豊かで幸せであるために選ぶライフスタイル
本屋や図書館を訪れるとライフスタイルや現代社会のひずみについて書かれたルポやエッセイなどをよく目にします。貧困や不景気の波により、人々は様々な困難を強いられていることをそれらの作品から知ることも多々あるものです。その反面以前よりも個々の価値観を大切にしたライスタイルを選ぶ人も増えたように感じるのは私だけでしょうか。例えば自給自足の暮らを綴ったもの、自らやりたいことを仕事にするために起業する人々、金銭という形に捕らわれずに生きることを提案する本などもよく目にするようになりました。これらの作品を読んでいると富や名誉だけではない幸福の形があることに気付かされます。中でも最近出会った豊かな節約術について書かれた本はいい意味で衝撃を与えてくれたのでした。
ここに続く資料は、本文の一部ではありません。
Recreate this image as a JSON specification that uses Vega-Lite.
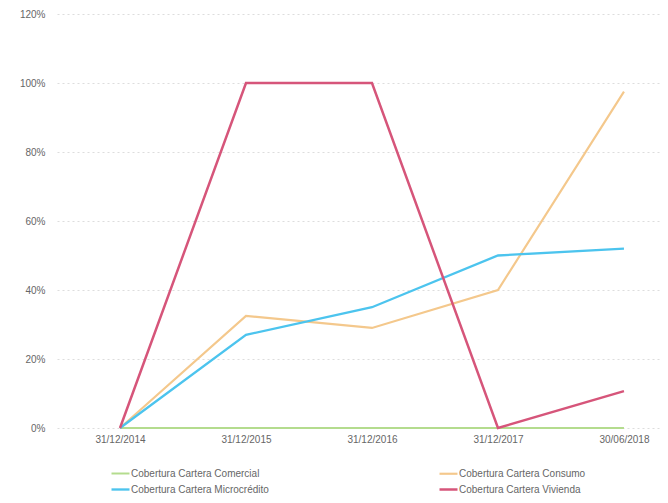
{
  "$schema": "https://vega.github.io/schema/vega-lite/v6.json",
  "width": 603,
  "height": 414,
  "autosize": {"type": "none"},
  "padding": {"left": 57, "top": 14, "right": 8, "bottom": 75},
  "background": "white",
  "config": {
    "view": {"stroke": null},
    "font": "Liberation Sans",
    "axis": {"labelColor": "#666666", "labelFont": "Liberation Sans", "labelFontSize": 10, "domain": false, "ticks": false},
    "legend": {"labelColor": "#666666", "labelFontSize": 10, "labelFont": "Liberation Sans"}
  },
  "data": {
    "values": [
      {"orden": 0, "fecha": "31/12/2014", "serie": "Cobertura Cartera Comercial", "valor": 0.0},
      {"orden": 1, "fecha": "31/12/2015", "serie": "Cobertura Cartera Comercial", "valor": 0.0},
      {"orden": 2, "fecha": "31/12/2016", "serie": "Cobertura Cartera Comercial", "valor": 0.0},
      {"orden": 3, "fecha": "31/12/2017", "serie": "Cobertura Cartera Comercial", "valor": 0.0},
      {"orden": 4, "fecha": "30/06/2018", "serie": "Cobertura Cartera Comercial", "valor": 0.0},
      {"orden": 0, "fecha": "31/12/2014", "serie": "Cobertura Cartera Consumo", "valor": 0.0},
      {"orden": 1, "fecha": "31/12/2015", "serie": "Cobertura Cartera Consumo", "valor": 0.325},
      {"orden": 2, "fecha": "31/12/2016", "serie": "Cobertura Cartera Consumo", "valor": 0.29},
      {"orden": 3, "fecha": "31/12/2017", "serie": "Cobertura Cartera Consumo", "valor": 0.40},
      {"orden": 4, "fecha": "30/06/2018", "serie": "Cobertura Cartera Consumo", "valor": 0.975},
      {"orden": 0, "fecha": "31/12/2014", "serie": "Cobertura Cartera Microcrédito", "valor": 0.0},
      {"orden": 1, "fecha": "31/12/2015", "serie": "Cobertura Cartera Microcrédito", "valor": 0.27},
      {"orden": 2, "fecha": "31/12/2016", "serie": "Cobertura Cartera Microcrédito", "valor": 0.35},
      {"orden": 3, "fecha": "31/12/2017", "serie": "Cobertura Cartera Microcrédito", "valor": 0.50},
      {"orden": 4, "fecha": "30/06/2018", "serie": "Cobertura Cartera Microcrédito", "valor": 0.52},
      {"orden": 0, "fecha": "31/12/2014", "serie": "Cobertura Cartera Vivienda", "valor": 0.0},
      {"orden": 1, "fecha": "31/12/2015", "serie": "Cobertura Cartera Vivienda", "valor": 1.0},
      {"orden": 2, "fecha": "31/12/2016", "serie": "Cobertura Cartera Vivienda", "valor": 1.0},
      {"orden": 3, "fecha": "31/12/2017", "serie": "Cobertura Cartera Vivienda", "valor": 0.0},
      {"orden": 4, "fecha": "30/06/2018", "serie": "Cobertura Cartera Vivienda", "valor": 0.107}
    ]
  },
  "mark": {"type": "line", "strokeCap": "butt"},
  "encoding": {
    "x": {
      "field": "orden", "type": "quantitative", "title": null,
      "scale": {"domain": [-0.5, 4.286], "nice": false, "zero": false},
      "axis": {"values": [0, 1, 2, 3, 4], "grid": false, "labelPadding": 6, "labelFlush": false, "labelOverlap": false,
        "labelExpr": "['31/12/2014','31/12/2015','31/12/2016','31/12/2017','30/06/2018'][datum.value]"}
    },
    "y": {
      "field": "valor", "type": "quantitative", "title": null,
      "scale": {"domain": [0, 1.2], "nice": false},
      "axis": {"values": [0, 0.2, 0.4, 0.6, 0.8, 1.0, 1.2], "format": ".0%", "labelPadding": 12, "gridColor": "#dddddd", "gridDash": [2, 3], "gridWidth": 1}
    },
    "color": {
      "field": "serie", "type": "nominal", "title": null,
      "scale": {"domain": ["Cobertura Cartera Comercial", "Cobertura Cartera Consumo", "Cobertura Cartera Microcrédito", "Cobertura Cartera Vivienda"], "range": ["#b4dc8e", "#f4c88c", "#4cc4ee", "#d6557a"]},
      "legend": {"orient": "none", "legendX": 53, "legendY": 449, "direction": "horizontal", "columns": 2, "columnPadding": 165, "rowPadding": 0, "symbolType": "stroke", "symbolSize": 324, "labelOffset": 0}
    },
    "strokeWidth": {
      "field": "serie", "type": "nominal",
      "scale": {"domain": ["Cobertura Cartera Comercial", "Cobertura Cartera Consumo", "Cobertura Cartera Microcrédito", "Cobertura Cartera Vivienda"], "range": [2, 2.5, 4, 4.5]},
      "legend": null
    }
  }
}
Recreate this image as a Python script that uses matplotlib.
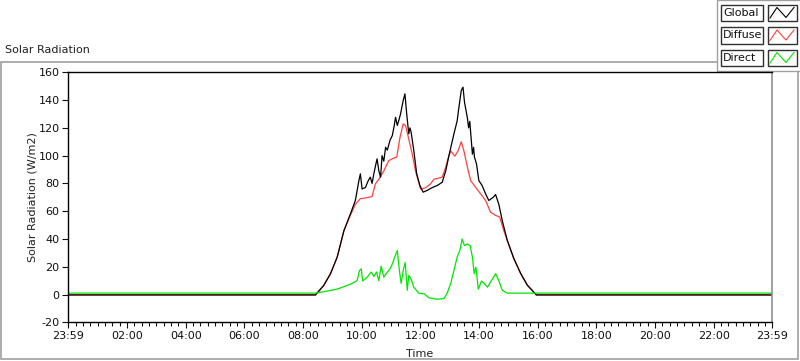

著者は年収100万円で生活するツワモノです。食べたいものを食べて、やりたいことしかやらない生活を20年程続けてきたらしく、まさに最強という言葉がふさわしいと感じます。しかも節約術がまったく窮屈ではなくて、ゆるくて無理をしていないところに好感が持てました。料理が得意ということもあり安い予算で食べたいものを作り、仲間を読んでホームパーティーまでやってしまうところは、節約だけをテーマにしていたら出来ないことだと感じました。何よりも本人が豊かで幸せな暮らしをしていると語っているところが印象に残っています。この書籍を読んでいるとお金に縛られずに楽しく暮らす方法を改めて考えるようになったのでした。
旅行記が満たしてくれる私の願望
無償に旅をしたくなることがあります。今あるここから違うところへトリップして新しい人に出会い今まで触れた事のない生活を垣間見たいと思う時、その願望は一層高まってゆくものです。しかしながら気のみ気のままに実行できないのが現実でもあります。そんな時、私は旅についての随筆や小説などを読むことにしています。夜眠る前にそれらを手にすると、ワクワク感が湧き上がってきて翌日の朝を迎えることが楽しみになるし、何よりも異空間にいるような心持ちで眠りに着くことは格別だと感じています。
生活の一部となりつつある随筆の中でとびっきり心に残っている作品に、女性作家が書いたバリ島旅行記があります。学生時代にこの作家の小説を読んで以来、ファンになり年齢を重ねてゆくなかで何冊かの作品を手にしてきました。どれも日常にある機微が描かれており、登場人物達の生活感がしっとりと伝わってくる素敵な書籍達でした。先に挙げた本は特に印象的で、不思議と神秘が共存する島での時間を筆者と供に滞在しているような感覚を与えてくれる素敵な随筆です。読み進めてゆく中でバリの空気を私も肌で感じてみたいと思ったし、大好きな仲間達と旅をすることの楽しさを改めて知ることができたのでした。もしいつかバリ島を訪れることがあるのなら、お気に入りの随筆をバッグに入れて飛行機の中で読みたいと熱望しています。